British-born Kiwi Nicky Pellegrino, with her Italian ancestors, is as qualified to spin such a yarn as Elizabeth Gilbert or Frances Mayes. In last year’s Recipe for Life, she drew on a painful event in her own past to tell the story of a young woman, listless and lost in London, who decamps to a friend’s Italian villa for the summer and finds vigor, purpose and amor.

The Villa Girls has Pellegrino tapping this vein once more, with the girl in this case, Rosie, having lost both parents in a car accident. An only child, she is left with no one but a cheerless aunt and uncle, and finding herself unwelcome in their home, lives in a depressing rented basement, the gloominess of which reflects the twilight world she has stumbled into.

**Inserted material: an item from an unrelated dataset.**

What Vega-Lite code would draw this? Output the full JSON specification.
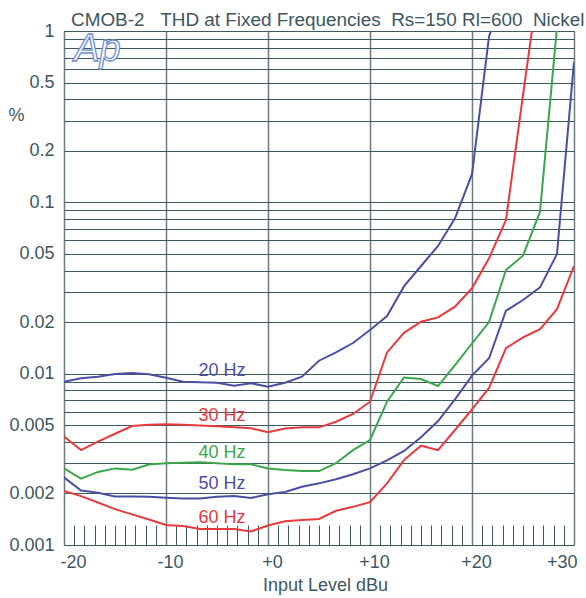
{
  "$schema": "https://vega.github.io/schema/vega-lite/v6.json",
  "width": 510,
  "height": 514,
  "autosize": "none",
  "padding": {"left": 64, "top": 31, "right": 12, "bottom": 53},
  "background": "white",
  "config": {
    "font": "Liberation Sans",
    "view": {"stroke": "#3f5960", "strokeWidth": 1}
  },
  "title": {
    "text": "CMOB-2\u00a0\u00a0\u00a0THD at Fixed Frequencies\u00a0\u00a0Rs=150 Rl=600\u00a0\u00a0Nickel",
    "anchor": "start",
    "frame": "group",
    "fontSize": 18.9,
    "fontWeight": "normal",
    "font": "Liberation Sans",
    "color": "#3e5660",
    "dx": 7,
    "offset": -8
  },
  "datasets": {
    "curves": [
      {"f": "20 Hz", "x": -20, "y": 0.00898}, {"f": "20 Hz", "x": -18.33, "y": 0.0094}, {"f": "20 Hz", "x": -16.67, "y": 0.0096}, {"f": "20 Hz", "x": -15, "y": 0.00995}, {"f": "20 Hz", "x": -13.33, "y": 0.0101}, {"f": "20 Hz", "x": -11.67, "y": 0.00991}, {"f": "20 Hz", "x": -10, "y": 0.00947}, {"f": "20 Hz", "x": -8.33, "y": 0.00898}, {"f": "20 Hz", "x": -6.67, "y": 0.0089}, {"f": "20 Hz", "x": -5, "y": 0.00886}, {"f": "20 Hz", "x": -3.33, "y": 0.00851}, {"f": "20 Hz", "x": -1.67, "y": 0.00879}, {"f": "20 Hz", "x": 0, "y": 0.00839}, {"f": "20 Hz", "x": 1.67, "y": 0.00886}, {"f": "20 Hz", "x": 3.33, "y": 0.0096}, {"f": "20 Hz", "x": 5, "y": 0.0119}, {"f": "20 Hz", "x": 6.67, "y": 0.0133}, {"f": "20 Hz", "x": 8.33, "y": 0.0151}, {"f": "20 Hz", "x": 10, "y": 0.018}, {"f": "20 Hz", "x": 11.67, "y": 0.0217}, {"f": "20 Hz", "x": 13.33, "y": 0.0323}, {"f": "20 Hz", "x": 15, "y": 0.0425}, {"f": "20 Hz", "x": 16.67, "y": 0.0556}, {"f": "20 Hz", "x": 18.33, "y": 0.0807}, {"f": "20 Hz", "x": 20, "y": 0.146}, {"f": "20 Hz", "x": 21.67, "y": 0.93}, {"f": "20 Hz", "x": 23.33, "y": 1.8},
      {"f": "30 Hz", "x": -20, "y": 0.0043}, {"f": "30 Hz", "x": -18.33, "y": 0.00358}, {"f": "30 Hz", "x": -16.67, "y": 0.00401}, {"f": "30 Hz", "x": -15, "y": 0.00446}, {"f": "30 Hz", "x": -13.33, "y": 0.00495}, {"f": "30 Hz", "x": -11.67, "y": 0.00504}, {"f": "30 Hz", "x": -10, "y": 0.00506}, {"f": "30 Hz", "x": -8.33, "y": 0.00504}, {"f": "30 Hz", "x": -6.67, "y": 0.00498}, {"f": "30 Hz", "x": -5, "y": 0.00494}, {"f": "30 Hz", "x": -3.33, "y": 0.00486}, {"f": "30 Hz", "x": -1.67, "y": 0.0048}, {"f": "30 Hz", "x": 0, "y": 0.00455}, {"f": "30 Hz", "x": 1.67, "y": 0.00479}, {"f": "30 Hz", "x": 3.33, "y": 0.00486}, {"f": "30 Hz", "x": 5, "y": 0.00486}, {"f": "30 Hz", "x": 6.67, "y": 0.00524}, {"f": "30 Hz", "x": 8.33, "y": 0.00582}, {"f": "30 Hz", "x": 10, "y": 0.00686}, {"f": "30 Hz", "x": 11.67, "y": 0.0133}, {"f": "30 Hz", "x": 13.33, "y": 0.0173}, {"f": "30 Hz", "x": 15, "y": 0.0201}, {"f": "30 Hz", "x": 16.67, "y": 0.0213}, {"f": "30 Hz", "x": 18.33, "y": 0.0246}, {"f": "30 Hz", "x": 20, "y": 0.0315}, {"f": "30 Hz", "x": 21.67, "y": 0.0471}, {"f": "30 Hz", "x": 23.33, "y": 0.0789}, {"f": "30 Hz", "x": 25, "y": 0.423}, {"f": "30 Hz", "x": 26.67, "y": 2.2},
      {"f": "40 Hz", "x": -20, "y": 0.0028}, {"f": "40 Hz", "x": -18.33, "y": 0.00244}, {"f": "40 Hz", "x": -16.67, "y": 0.00267}, {"f": "40 Hz", "x": -15, "y": 0.0028}, {"f": "40 Hz", "x": -13.33, "y": 0.00275}, {"f": "40 Hz", "x": -11.67, "y": 0.00295}, {"f": "40 Hz", "x": -10, "y": 0.003}, {"f": "40 Hz", "x": -8.33, "y": 0.00302}, {"f": "40 Hz", "x": -6.67, "y": 0.00304}, {"f": "40 Hz", "x": -5, "y": 0.003}, {"f": "40 Hz", "x": -3.33, "y": 0.00296}, {"f": "40 Hz", "x": -1.67, "y": 0.00296}, {"f": "40 Hz", "x": 0, "y": 0.0028}, {"f": "40 Hz", "x": 1.67, "y": 0.00274}, {"f": "40 Hz", "x": 3.33, "y": 0.0027}, {"f": "40 Hz", "x": 5, "y": 0.0027}, {"f": "40 Hz", "x": 6.67, "y": 0.003}, {"f": "40 Hz", "x": 8.33, "y": 0.00358}, {"f": "40 Hz", "x": 10, "y": 0.0041}, {"f": "40 Hz", "x": 11.67, "y": 0.00686}, {"f": "40 Hz", "x": 13.33, "y": 0.0095}, {"f": "40 Hz", "x": 15, "y": 0.00931}, {"f": "40 Hz", "x": 16.67, "y": 0.00847}, {"f": "40 Hz", "x": 18.33, "y": 0.0112}, {"f": "40 Hz", "x": 20, "y": 0.015}, {"f": "40 Hz", "x": 21.67, "y": 0.02}, {"f": "40 Hz", "x": 23.33, "y": 0.0403}, {"f": "40 Hz", "x": 25, "y": 0.0488}, {"f": "40 Hz", "x": 26.67, "y": 0.0882}, {"f": "40 Hz", "x": 28.33, "y": 1.05},
      {"f": "50 Hz", "x": -20, "y": 0.00248}, {"f": "50 Hz", "x": -18.33, "y": 0.00208}, {"f": "50 Hz", "x": -16.67, "y": 0.00202}, {"f": "50 Hz", "x": -15, "y": 0.00192}, {"f": "50 Hz", "x": -13.33, "y": 0.00192}, {"f": "50 Hz", "x": -11.67, "y": 0.00191}, {"f": "50 Hz", "x": -10, "y": 0.00189}, {"f": "50 Hz", "x": -8.33, "y": 0.00187}, {"f": "50 Hz", "x": -6.67, "y": 0.00187}, {"f": "50 Hz", "x": -5, "y": 0.00191}, {"f": "50 Hz", "x": -3.33, "y": 0.00193}, {"f": "50 Hz", "x": -1.67, "y": 0.00188}, {"f": "50 Hz", "x": 0, "y": 0.00198}, {"f": "50 Hz", "x": 1.67, "y": 0.00204}, {"f": "50 Hz", "x": 3.33, "y": 0.00219}, {"f": "50 Hz", "x": 5, "y": 0.00229}, {"f": "50 Hz", "x": 6.67, "y": 0.00242}, {"f": "50 Hz", "x": 8.33, "y": 0.00259}, {"f": "50 Hz", "x": 10, "y": 0.0028}, {"f": "50 Hz", "x": 11.67, "y": 0.00312}, {"f": "50 Hz", "x": 13.33, "y": 0.00354}, {"f": "50 Hz", "x": 15, "y": 0.00425}, {"f": "50 Hz", "x": 16.67, "y": 0.00529}, {"f": "50 Hz", "x": 18.33, "y": 0.00708}, {"f": "50 Hz", "x": 20, "y": 0.00975}, {"f": "50 Hz", "x": 21.67, "y": 0.0123}, {"f": "50 Hz", "x": 23.33, "y": 0.0233}, {"f": "50 Hz", "x": 25, "y": 0.0269}, {"f": "50 Hz", "x": 26.67, "y": 0.0319}, {"f": "50 Hz", "x": 28.33, "y": 0.0499}, {"f": "50 Hz", "x": 30, "y": 0.66},
      {"f": "60 Hz", "x": -20, "y": 0.00207}, {"f": "60 Hz", "x": -18.33, "y": 0.00193}, {"f": "60 Hz", "x": -16.67, "y": 0.00177}, {"f": "60 Hz", "x": -15, "y": 0.00162}, {"f": "60 Hz", "x": -13.33, "y": 0.00151}, {"f": "60 Hz", "x": -11.67, "y": 0.00141}, {"f": "60 Hz", "x": -10, "y": 0.00131}, {"f": "60 Hz", "x": -8.33, "y": 0.00129}, {"f": "60 Hz", "x": -6.67, "y": 0.00124}, {"f": "60 Hz", "x": -5, "y": 0.00124}, {"f": "60 Hz", "x": -3.33, "y": 0.00124}, {"f": "60 Hz", "x": -1.67, "y": 0.0012}, {"f": "60 Hz", "x": 0, "y": 0.0013}, {"f": "60 Hz", "x": 1.67, "y": 0.001375}, {"f": "60 Hz", "x": 3.33, "y": 0.0014}, {"f": "60 Hz", "x": 5, "y": 0.00142}, {"f": "60 Hz", "x": 6.67, "y": 0.001585}, {"f": "60 Hz", "x": 8.33, "y": 0.00167}, {"f": "60 Hz", "x": 10, "y": 0.00178}, {"f": "60 Hz", "x": 11.67, "y": 0.00229}, {"f": "60 Hz", "x": 13.33, "y": 0.00313}, {"f": "60 Hz", "x": 15, "y": 0.0038}, {"f": "60 Hz", "x": 16.67, "y": 0.00358}, {"f": "60 Hz", "x": 18.33, "y": 0.00469}, {"f": "60 Hz", "x": 20, "y": 0.00619}, {"f": "60 Hz", "x": 21.67, "y": 0.00825}, {"f": "60 Hz", "x": 23.33, "y": 0.0141}, {"f": "60 Hz", "x": 25, "y": 0.0163}, {"f": "60 Hz", "x": 26.67, "y": 0.0182}, {"f": "60 Hz", "x": 28.33, "y": 0.0238}, {"f": "60 Hz", "x": 30, "y": 0.0425}
    ],
    "labels": [
      {"f": "20 Hz", "x": -4.5, "y": 0.00969},
      {"f": "30 Hz", "x": -4.5, "y": 0.00529},
      {"f": "40 Hz", "x": -4.5, "y": 0.00323},
      {"f": "50 Hz", "x": -4.5, "y": 0.002114},
      {"f": "60 Hz", "x": -4.5, "y": 0.001339}
    ],
    "logo": [
      {"t": "Ap", "x": -19.0, "y": 0.668}
    ]
  },
  "encoding": {
    "x": {
      "field": "x",
      "type": "quantitative",
      "scale": {"domain": [-20, 30], "nice": false, "zero": false},
      "axis": {
        "values": [-20, -19, -18, -17, -16, -15, -14, -13, -12, -11, -10, -9, -8, -7, -6, -5, -4, -3, -2, -1, 0, 1, 2, 3, 4, 5, 6, 7, 8, 9, 10, 11, 12, 13, 14, 15, 16, 17, 18, 19, 20, 21, 22, 23, 24, 25, 26, 27, 28, 29, 30],
        "labelExpr": "datum.value % 10 !== 0 ? '' : (datum.value > 0 ? '+' + datum.value : (datum.value === 0 ? '+0' : '' + datum.value))",
        "labelOverlap": false,
        "labelFlush": true,
        "labelFontSize": 18,
        "labelColor": "#3e5660",
        "labelPadding": 28,
        "labelOffset": {"condition": [{"test": "datum.value === -20", "value": -4}, {"test": "datum.value === 30", "value": 3}], "value": 4},
        "grid": true,
        "gridColor": "#6a7e83",
        "gridWidth": 1.5,
        "gridOpacity": {"condition": {"test": "datum.value % 10 === 0", "value": 1}, "value": 0},
        "ticks": true,
        "tickSize": -20,
        "tickColor": "#3f5960",
        "tickWidth": 1,
        "tickOpacity": {"condition": {"test": "datum.value % 10 === 0", "value": 0}, "value": 1},
        "domain": false,
        "title": "Input Level dBu",
        "titleFontSize": 18,
        "titleFontWeight": "normal",
        "titleColor": "#3e5660",
        "titleX": 261,
        "titleY": 45,
        "titleAlign": "center",
        "titleBaseline": "alphabetic"
      }
    },
    "y": {
      "field": "y",
      "type": "quantitative",
      "scale": {"type": "log", "domain": [0.001, 1], "nice": false},
      "axis": {
        "values": [0.001, 0.002, 0.003, 0.004, 0.005, 0.006, 0.007, 0.008, 0.009, 0.01, 0.02, 0.03, 0.04, 0.05, 0.06, 0.07, 0.08, 0.09, 0.1, 0.2, 0.3, 0.4, 0.5, 0.6, 0.7, 0.8, 0.9, 1],
        "labelExpr": "indexof([0.001, 0.002, 0.005, 0.01, 0.02, 0.05, 0.1, 0.2, 0.5, 1], datum.value) >= 0 ? '' + datum.value : ''",
        "labelOverlap": false,
        "labelFlush": false,
        "labelFontSize": 18,
        "labelColor": "#3e5660",
        "labelPadding": 10,
        "labelBaseline": "middle",
        "grid": true,
        "gridColor": "#3f5960",
        "gridWidth": 1,
        "ticks": false,
        "domain": false,
        "title": "%",
        "titleAngle": 0,
        "titleFontSize": 18,
        "titleFontWeight": "normal",
        "titleColor": "#3e5660",
        "titleX": -48,
        "titleY": 84,
        "titleAlign": "center",
        "titleBaseline": "middle"
      }
    }
  },
  "layer": [
    {
      "data": {"name": "curves"},
      "mark": {"type": "line", "strokeWidth": 2, "clip": true},
      "encoding": {
        "color": {
          "field": "f",
          "type": "nominal",
          "scale": {"domain": ["20 Hz", "30 Hz", "40 Hz", "50 Hz", "60 Hz"], "range": ["#4b4fa3", "#e63a3c", "#3aa74a", "#4b4fa3", "#e63a3c"]},
          "legend": null
        }
      }
    },
    {
      "data": {"name": "labels"},
      "mark": {"type": "text", "fontSize": 18, "align": "center", "baseline": "alphabetic"},
      "encoding": {
        "text": {"field": "f"},
        "color": {"field": "f", "type": "nominal", "legend": null}
      }
    },
    {
      "data": {"name": "logo"},
      "mark": {"type": "text", "fontSize": 38, "fontStyle": "italic", "align": "left", "baseline": "alphabetic", "fill": "#ffffff", "stroke": "#6d8fd6", "strokeWidth": 1.3},
      "encoding": {
        "text": {"field": "t"}
      }
    }
  ]
}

The bossy Addolorata hoves into view, and more out of a sense of pity than genuine friendship invites the waif-like Rosie on an Italian-villa holiday with her two girlfriends. The experience proves such a revelation for all four that they vow to return to Italy again in three years’ time – but don’t manage to stay away that long.

The story is on the thin side; while Pellegrino has a natural way with words and evident passion for her characters, what the reader savours most are not the outcomes of the chance meetings and accidental eavesdroppings but the descriptions of sumptuous feasts and fetes.

Among the most amusing passages are the meals shared by Addolorata’s family (at the first, Addolorata has to warn Rosie not to accept seconds of her father Beppi’s lasagna – it is only the first of several courses), and the evolution of Rosie’s relationship with food, as she learns to cook at Beppi’s elbow and falls in love with the flavors of Italy as surely as she does Enzo, the heir to an olive fortune whose family harbors a dark secret.

Of the four ‘villa girls’, only Rosie and Addolorata approach the fully-fleshed – Lou and Toni serve primary as plot function (it is Toni who, uncovering that secret, makes a phone call that tips the narrative from the lazily dreamy to something approaching tragedy) or redemptive tale (will Lou be able to conquer her dependency on drink?).

In the end, whatever plot or people flaws might be perceived don’t matter – in a Pellegrino novel, ambience is all. To trail Enzo through a grove of olive trees or listen to his Nonna hold forth, with all the passion of a Mediterranean matriarch, on the purity of the Santi family oil, is to be transported. The Villa Girls is worth the trip.